Riyadh was pretty much similar as well, if not worse. I did not get to explore the city like Rome as I was on transit, but the time spent at the airport and on the flight to Chennai was good enough to gauge the situation. The boarding gate clearly resembling the open flood gates for prisoners who were out on parole. Many of those bore relieved looks, some were sporting wry half smiles, others were clearly trying to hide signs of fatigue (I was initially wondering all the whys ans the hows and later realized) from what most likely were punishing schedules again. It all got worse when the B777 I was in, had its cabins so full that the flight attendants had forced some of the hand baggage to be kept on the under belly because that was only half full, apparently.  For people who were going home after 2-3 years, this was supposed to be very unusual. Most often what we see are the big suitcases laden with goodies, stacked up one over the other in a taxi, home bound. Movies, ofcourse. But then, the reality of it was such.

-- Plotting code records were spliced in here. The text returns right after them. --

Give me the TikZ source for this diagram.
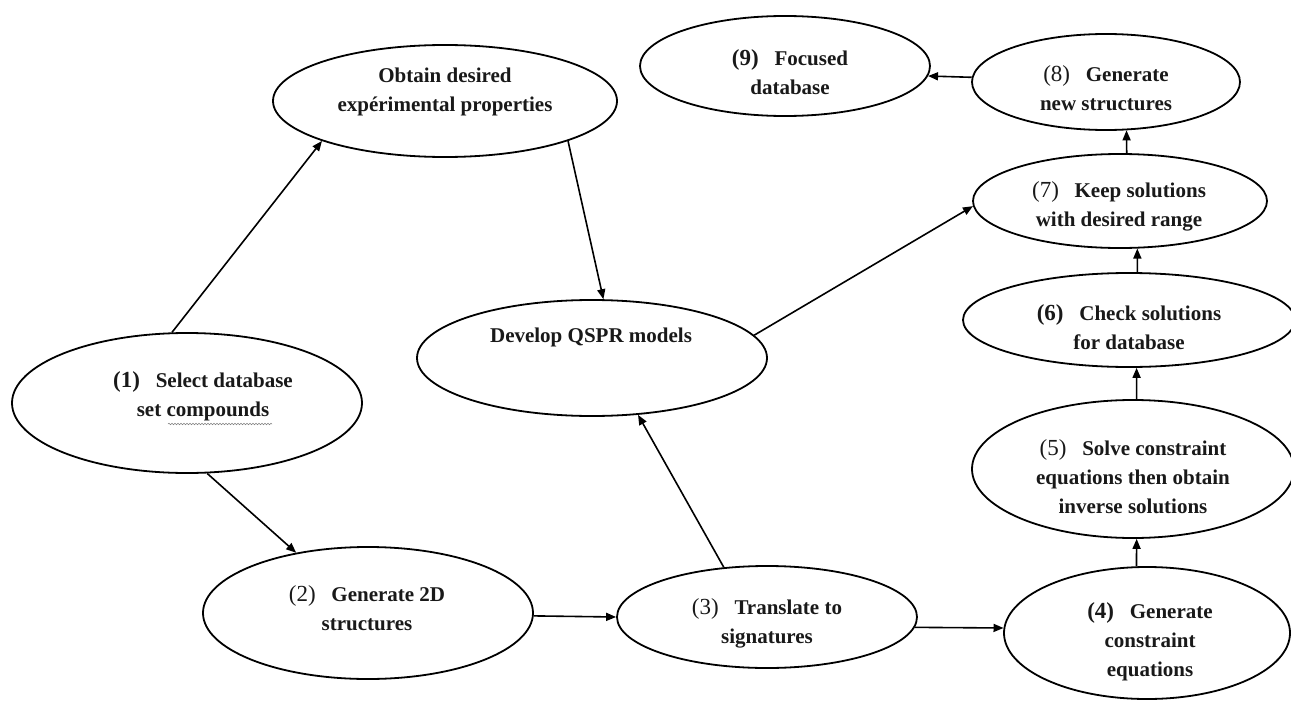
\documentclass[tikz,border=0pt]{standalone}
\usepackage{fontspec}
\setmainfont{Liberation Serif}
\usetikzlibrary{arrows.meta,shapes.geometric,decorations.pathmorphing}
\newcommand{\snum}[1]{{\fontsize{23}{29}\selectfont\mdseries(#1)}\hspace{0.75em}}
\newcommand{\bnum}[1]{{\fontsize{23}{29}\selectfont\bfseries(#1)}\hspace{0.75em}}
\begin{document}
\begin{tikzpicture}[x=1pt,y=-1pt,
  ellnode/.style 2 args={draw, ellipse, line width=1.8pt, inner sep=0pt,
    minimum width=#1pt, minimum height=#2pt},
  lbl/.style={font=\fontsize{21}{29}\selectfont\bfseries, align=center,
    inner sep=0pt, text=black!90},
  arr/.style={-{Triangle[length=10pt,width=8pt]}, line width=1.6pt}]
\fill[white] (0,0) rectangle (1291,701);
\useasboundingbox (0,0) rectangle (1291,701);

% ellipses
\node[ellnode={350}{140}] (e1) at (187,403) {};
\node[ellnode={344}{112}] (obt) at (445,101) {};
\node[ellnode={350}{116}] (qspr) at (592,358) {};
\node[ellnode={330}{132}] (e2) at (368,613) {};
\node[ellnode={300}{102}] (e3) at (767,617) {};
\node[ellnode={286}{132}] (e4) at (1147,633) {};
\node[ellnode={322}{138}] (e5) at (1133,469) {};
\node[ellnode={332}{94}] (e6) at (1129,320) {};
\node[ellnode={294}{94}] (e7) at (1120,201) {};
\node[ellnode={268}{96}] (e8) at (1106,82) {};
\node[ellnode={290}{100}] (e9) at (785,66) {};

% texts
\node[lbl] (t1) at (203,396) {\bnum{1}Select database\\set compounds};
\node[lbl] (tobt) at (445,92) {Obtain desired\\exp\'erimental properties};
\node[lbl] (tqspr) at (591,337) {Develop QSPR models};
\node[lbl] (t2) at (367,608) {\snum{2}Generate 2D\\structures};
\node[lbl] (t3) at (767,623) {\snum{3}Translate to\\signatures};
\node[lbl] (t4) at (1150,642) {\bnum{4}Generate\\constraint\\equations};
\node[lbl] (t5) at (1133,477) {\snum{5}Solve constraint\\equations then obtain\\inverse solutions};
\node[lbl] (t6) at (1129,327) {\bnum{6}Check solutions\\for database};
\node[lbl] (t7) at (1119,206) {\snum{7}Keep solutions\\with desired range};
\node[lbl] (t8) at (1106,88) {\snum{8}Generate\\new structures};
\node[lbl] (t9) at (790,72) {\bnum{9}Focused\\database};

% spell-check underline
\draw[gray, line width=0.5pt, decorate, decoration={snake, amplitude=0.8pt, segment length=3pt}]
  (168,424) -- (272,424);

% connectors
\draw[arr] (e1.102) -- (obt.198);
\draw[arr] (obt.-18) -- (qspr.79);
\draw[arr] (e1.-74) -- (e2.140);
\draw[arr] (e2.-1) -- (e3.west);
\draw[arr] (e3.131) -- (qspr.-51);
\draw[arr] (e3.-4) -- (e4.178);
\draw[arr] (e4.99.5) -- (e5.-87.5);
\draw[arr] (e5.87.5) -- (e6.-81.5);
\draw[arr] (e6.80.3) -- (e7.-70);
\draw[arr] (e7.82.7) -- (e8.-67.4);
\draw[arr] (e8.178) -- (e9.-4.5);
\draw[arr] (qspr.8.6) -- (e7.182);
\end{tikzpicture}
\end{document}
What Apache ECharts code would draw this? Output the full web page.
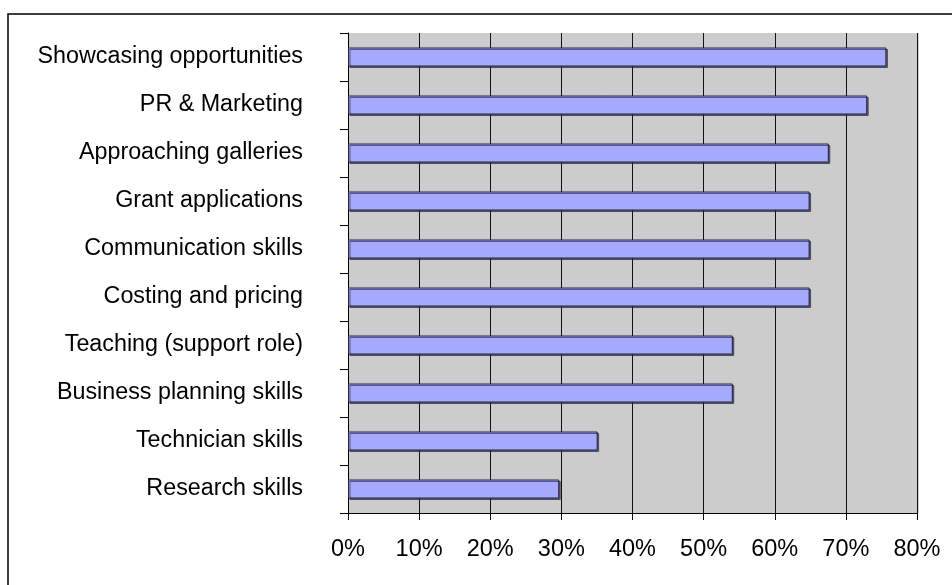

My co-passenger was someone who hailed from Tindivanam dist, south of Chennai. He did not know his date of birth (even the passport acknowledged that), in his 50s and going home after 7 years. 7 years!!! I don’t even know how that feels. Misery got compounded when I was asked to fill his immigration form (he only knew Tamil). He was a very warm person, so I obviously obliged. I filled 22 more of these forms during the course of the flight. The lure to make a quick buck was taking many people out of the country. Most of the people back home in India are unawares of the kinds of jobs these guys are doing. They won’t be, so long as there is some trickling in of the funds and its a natural thing. But where they really building up stone castles or just as far as those with sand?? It looked more the latter to me.